The prompt trap: helpful at first, suffocating later
Apps like Reflectly, Stoic, and Five Minute Journal solve one real problem brilliantly. They eliminate blank-page anxiety by handing you a question to answer. For beginners, this works. Research confirms that structured prompts reduce decision fatigue and help people journal 42% more consistently than unstructured approaches.
But here’s what happens around week three: the same questions start cycling back. “What are you grateful for today?” stops sparking genuine reflection and starts feeling like homework. One Reflectly reviewer put it perfectly—guided prompts create “a log of your feelings without ever understanding the why behind them.” You’re tracking the weather without learning about the climate.
The blank page is an advanced tool, not a beginner one
Free writing apps like Day One and Penzu offer the opposite: total freedom. No prompts, no structure, just you and your thoughts. For experienced writers, this is powerful. Pennebaker’s landmark research at UT Austin showed that unstructured expressive writing produces real health benefits—but only when writers naturally move from raw emotion toward coherent narrative over multiple sessions.
Most people never make that shift. Without direction, free writing tends to produce what psychologists call “diary-keeping”—surface-level event logging with almost no measurable psychological benefit.
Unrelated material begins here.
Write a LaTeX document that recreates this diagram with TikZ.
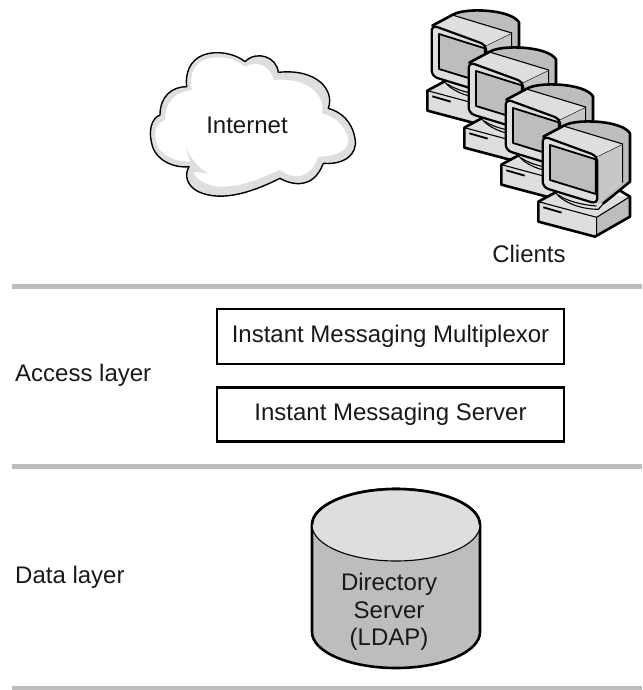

Or worse, unstructured venting spirals into rumination, leaving you feeling worse than when you started.
Why your journal needs a storyline
Northwestern psychologist Dan McAdams spent three decades studying how people construct meaning from their lives. His finding: people who organize experiences into ongoing stories with chapters and turning points report significantly higher well-being than those who reflect in disconnected fragments. Separate research by Jonathan Adler showed something even more striking—changes in personal narrative actually precede improvements in mental health. The story you tell yourself doesn’t just reflect how you’re doing. It shapes it.
Journey Templates: structure that follows your story
This is where Deeditt’s approach gets interesting. Instead of daily prompts or a blank canvas, Deeditt organizes journaling into Journeys—ongoing narratives built around real goals, projects, or life chapters. Each entry (called a Deed) connects to a larger arc, with progress tracking that shows how far you’ve come.
Journey Templates give you a ready-made structure to start without starting from zero—but they don’t cage you into answering the same questions every morning. You’re writing chapters of a real story: building a business, navigating parenthood, learning to swim. The structure comes from your narrative’s natural momentum, not from a prompt engine running on repeat.
The real question isn’t structure vs freedom
It’s whether your journaling tool understands that your life is a story in progress. Generic daily prompts miss this entirely. Blank pages expect you to figure it out alone. A journey-based approach meets you where you are—offering enough scaffolding to keep you moving while trusting you to tell the story only you can tell.